Output the material word for word. Leave each picture out.

▶ **AVAILABLE DATA**
== == ==
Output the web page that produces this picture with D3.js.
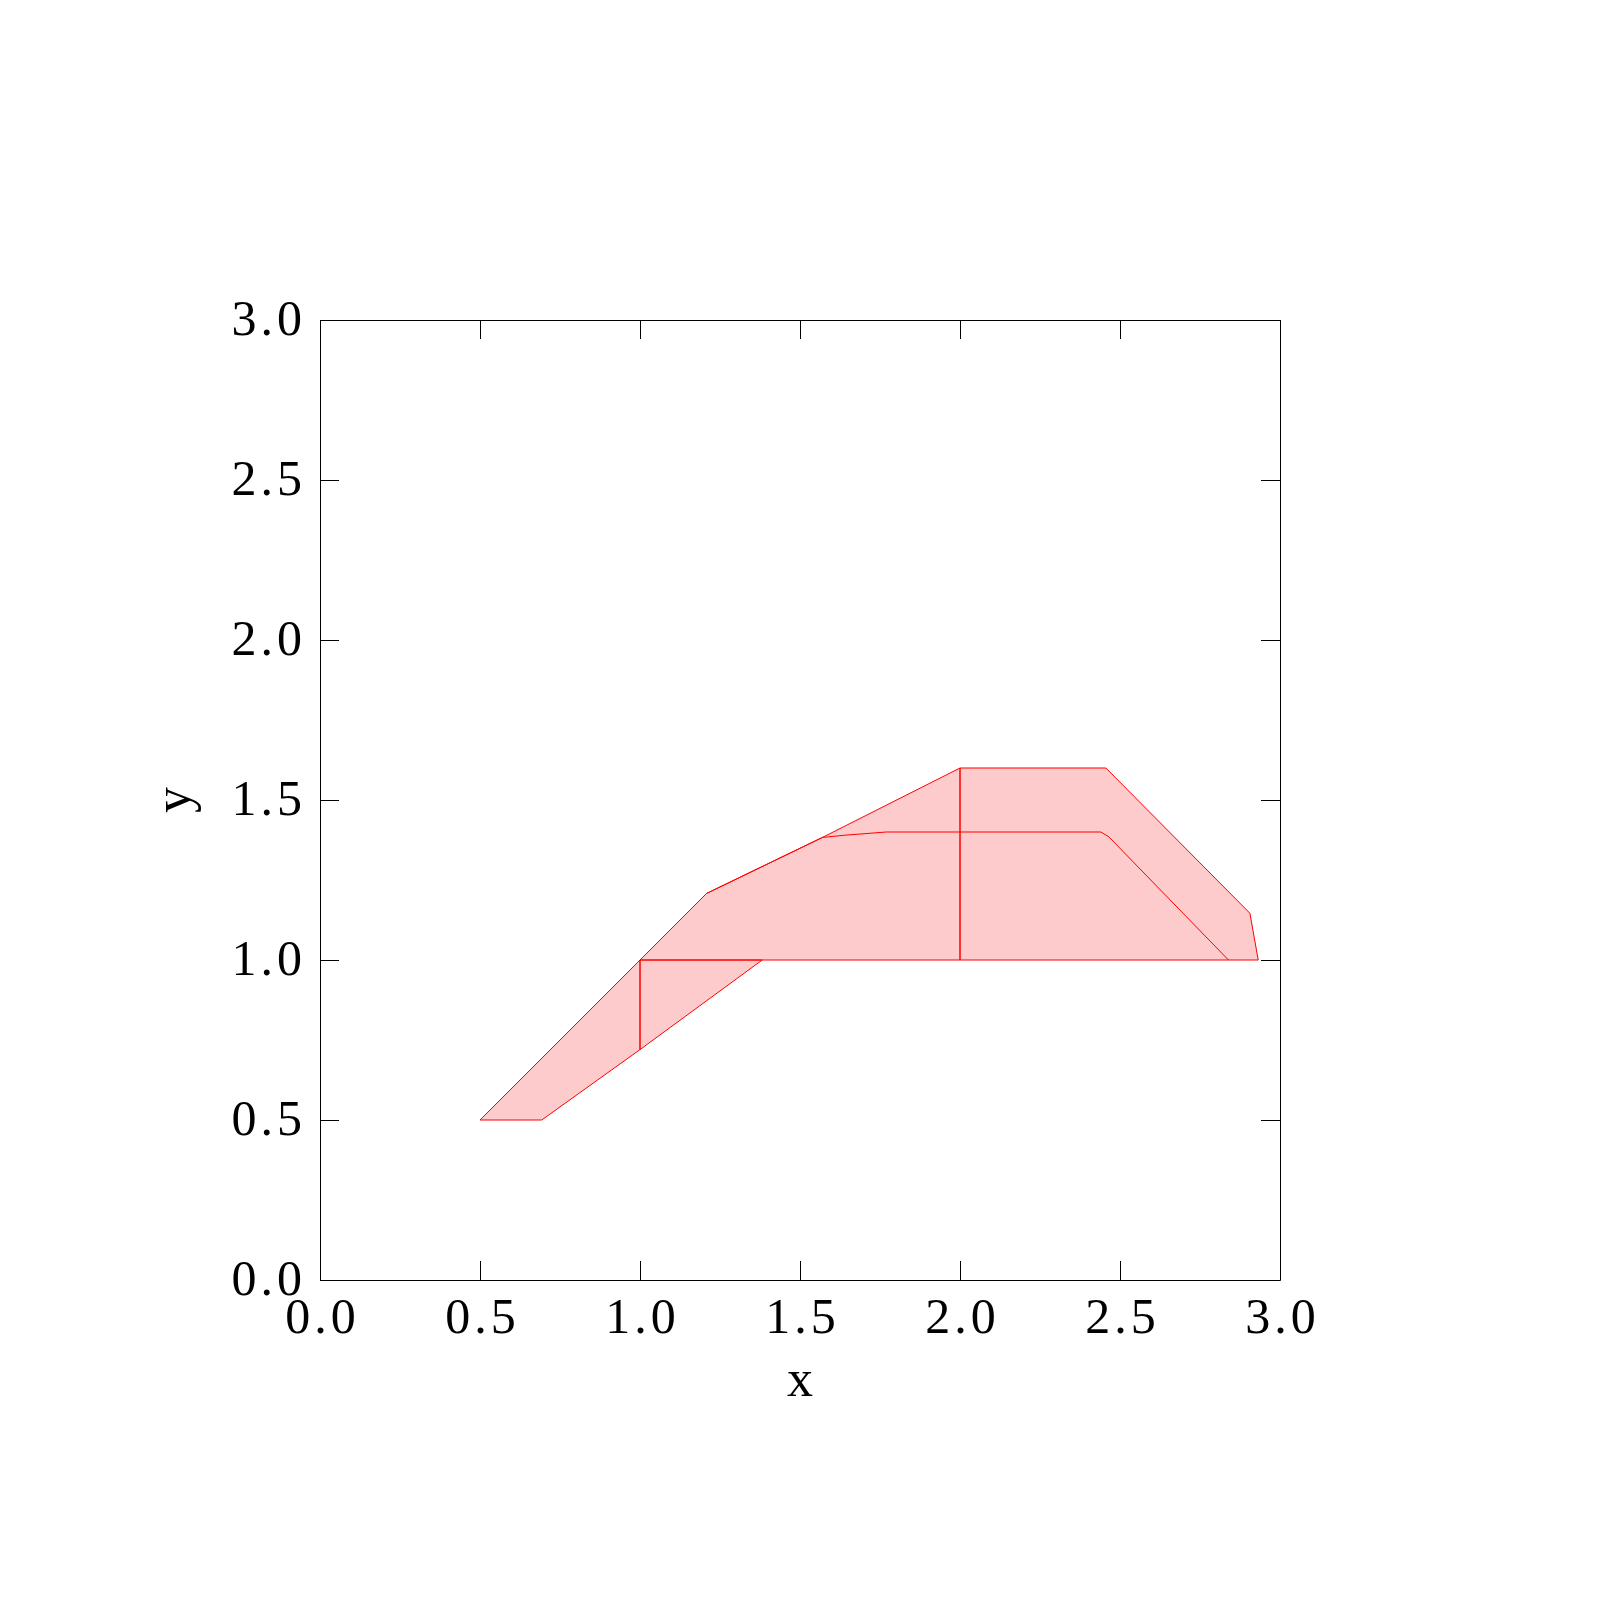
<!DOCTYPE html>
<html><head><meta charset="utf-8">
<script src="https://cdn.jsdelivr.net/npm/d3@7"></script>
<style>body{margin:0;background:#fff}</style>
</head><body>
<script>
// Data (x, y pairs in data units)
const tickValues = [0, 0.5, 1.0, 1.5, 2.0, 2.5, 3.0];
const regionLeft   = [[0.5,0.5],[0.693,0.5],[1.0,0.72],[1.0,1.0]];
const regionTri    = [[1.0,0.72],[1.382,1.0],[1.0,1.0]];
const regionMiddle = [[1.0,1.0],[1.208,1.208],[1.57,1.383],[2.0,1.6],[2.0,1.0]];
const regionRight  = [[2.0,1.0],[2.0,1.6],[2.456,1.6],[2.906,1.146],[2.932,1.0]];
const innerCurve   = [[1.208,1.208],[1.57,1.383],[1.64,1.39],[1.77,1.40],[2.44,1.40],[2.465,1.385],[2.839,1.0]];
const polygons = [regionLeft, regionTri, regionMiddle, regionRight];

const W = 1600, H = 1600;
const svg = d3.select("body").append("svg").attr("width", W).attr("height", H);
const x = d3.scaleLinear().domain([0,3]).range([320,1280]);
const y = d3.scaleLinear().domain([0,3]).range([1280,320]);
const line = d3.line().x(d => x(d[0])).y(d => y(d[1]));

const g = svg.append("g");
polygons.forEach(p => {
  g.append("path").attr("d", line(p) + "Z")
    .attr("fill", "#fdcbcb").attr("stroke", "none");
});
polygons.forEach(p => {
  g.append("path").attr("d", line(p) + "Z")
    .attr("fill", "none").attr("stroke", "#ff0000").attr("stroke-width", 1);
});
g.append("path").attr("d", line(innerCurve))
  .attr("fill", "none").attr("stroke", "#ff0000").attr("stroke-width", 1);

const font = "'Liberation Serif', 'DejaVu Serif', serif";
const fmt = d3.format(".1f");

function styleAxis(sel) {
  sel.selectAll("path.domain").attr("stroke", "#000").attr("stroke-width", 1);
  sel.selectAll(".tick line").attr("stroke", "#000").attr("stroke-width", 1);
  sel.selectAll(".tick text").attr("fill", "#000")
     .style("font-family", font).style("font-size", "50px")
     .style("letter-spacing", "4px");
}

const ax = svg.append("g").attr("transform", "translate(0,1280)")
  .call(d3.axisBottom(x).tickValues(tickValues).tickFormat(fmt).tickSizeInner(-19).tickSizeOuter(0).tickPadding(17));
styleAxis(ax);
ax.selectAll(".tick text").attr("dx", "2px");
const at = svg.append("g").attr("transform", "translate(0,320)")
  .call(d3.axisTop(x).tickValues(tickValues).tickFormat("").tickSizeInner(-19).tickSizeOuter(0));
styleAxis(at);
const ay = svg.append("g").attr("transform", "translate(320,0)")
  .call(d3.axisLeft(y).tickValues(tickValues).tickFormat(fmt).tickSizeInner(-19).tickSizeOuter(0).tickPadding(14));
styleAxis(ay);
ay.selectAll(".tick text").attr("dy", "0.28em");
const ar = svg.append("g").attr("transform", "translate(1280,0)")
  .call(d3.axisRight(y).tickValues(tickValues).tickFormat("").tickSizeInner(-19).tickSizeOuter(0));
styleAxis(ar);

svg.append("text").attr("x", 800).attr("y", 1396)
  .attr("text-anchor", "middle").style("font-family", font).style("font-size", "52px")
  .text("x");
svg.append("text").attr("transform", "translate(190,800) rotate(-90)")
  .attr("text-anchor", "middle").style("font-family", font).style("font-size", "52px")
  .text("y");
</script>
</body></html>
== == ==
▶ **ANSWER TO THE TASK**
Output the web page that produces this picture with D3.js.
<!DOCTYPE html>
<html><head><meta charset="utf-8">
<script src="https://cdn.jsdelivr.net/npm/d3@7"></script>
<style>body{margin:0;background:#fff}</style>
</head><body>
<script>
// Data (x, y pairs in data units)
const tickValues = [0, 0.5, 1.0, 1.5, 2.0, 2.5, 3.0];
const regionLeft   = [[0.5,0.5],[0.693,0.5],[1.0,0.72],[1.0,1.0]];
const regionTri    = [[1.0,0.72],[1.382,1.0],[1.0,1.0]];
const regionMiddle = [[1.0,1.0],[1.208,1.208],[1.57,1.383],[2.0,1.6],[2.0,1.0]];
const regionRight  = [[2.0,1.0],[2.0,1.6],[2.456,1.6],[2.906,1.146],[2.932,1.0]];
const innerCurve   = [[1.208,1.208],[1.57,1.383],[1.64,1.39],[1.77,1.40],[2.44,1.40],[2.465,1.385],[2.839,1.0]];
const polygons = [regionLeft, regionTri, regionMiddle, regionRight];

const W = 1600, H = 1600;
const svg = d3.select("body").append("svg").attr("width", W).attr("height", H);
const x = d3.scaleLinear().domain([0,3]).range([320,1280]);
const y = d3.scaleLinear().domain([0,3]).range([1280,320]);
const line = d3.line().x(d => x(d[0])).y(d => y(d[1]));

const g = svg.append("g");
polygons.forEach(p => {
  g.append("path").attr("d", line(p) + "Z")
    .attr("fill", "#fdcbcb").attr("stroke", "none");
});
polygons.forEach(p => {
  g.append("path").attr("d", line(p) + "Z")
    .attr("fill", "none").attr("stroke", "#ff0000").attr("stroke-width", 1);
});
g.append("path").attr("d", line(innerCurve))
  .attr("fill", "none").attr("stroke", "#ff0000").attr("stroke-width", 1);

const font = "'Liberation Serif', 'DejaVu Serif', serif";
const fmt = d3.format(".1f");

function styleAxis(sel) {
  sel.selectAll("path.domain").attr("stroke", "#000").attr("stroke-width", 1);
  sel.selectAll(".tick line").attr("stroke", "#000").attr("stroke-width", 1);
  sel.selectAll(".tick text").attr("fill", "#000")
     .style("font-family", font).style("font-size", "50px")
     .style("letter-spacing", "4px");
}

const ax = svg.append("g").attr("transform", "translate(0,1280)")
  .call(d3.axisBottom(x).tickValues(tickValues).tickFormat(fmt).tickSizeInner(-19).tickSizeOuter(0).tickPadding(17));
styleAxis(ax);
ax.selectAll(".tick text").attr("dx", "2px");
const at = svg.append("g").attr("transform", "translate(0,320)")
  .call(d3.axisTop(x).tickValues(tickValues).tickFormat("").tickSizeInner(-19).tickSizeOuter(0));
styleAxis(at);
const ay = svg.append("g").attr("transform", "translate(320,0)")
  .call(d3.axisLeft(y).tickValues(tickValues).tickFormat(fmt).tickSizeInner(-19).tickSizeOuter(0).tickPadding(14));
styleAxis(ay);
ay.selectAll(".tick text").attr("dy", "0.28em");
const ar = svg.append("g").attr("transform", "translate(1280,0)")
  .call(d3.axisRight(y).tickValues(tickValues).tickFormat("").tickSizeInner(-19).tickSizeOuter(0));
styleAxis(ar);

svg.append("text").attr("x", 800).attr("y", 1396)
  .attr("text-anchor", "middle").style("font-family", font).style("font-size", "52px")
  .text("x");
svg.append("text").attr("transform", "translate(190,800) rotate(-90)")
  .attr("text-anchor", "middle").style("font-family", font).style("font-size", "52px")
  .text("y");
</script>
</body></html>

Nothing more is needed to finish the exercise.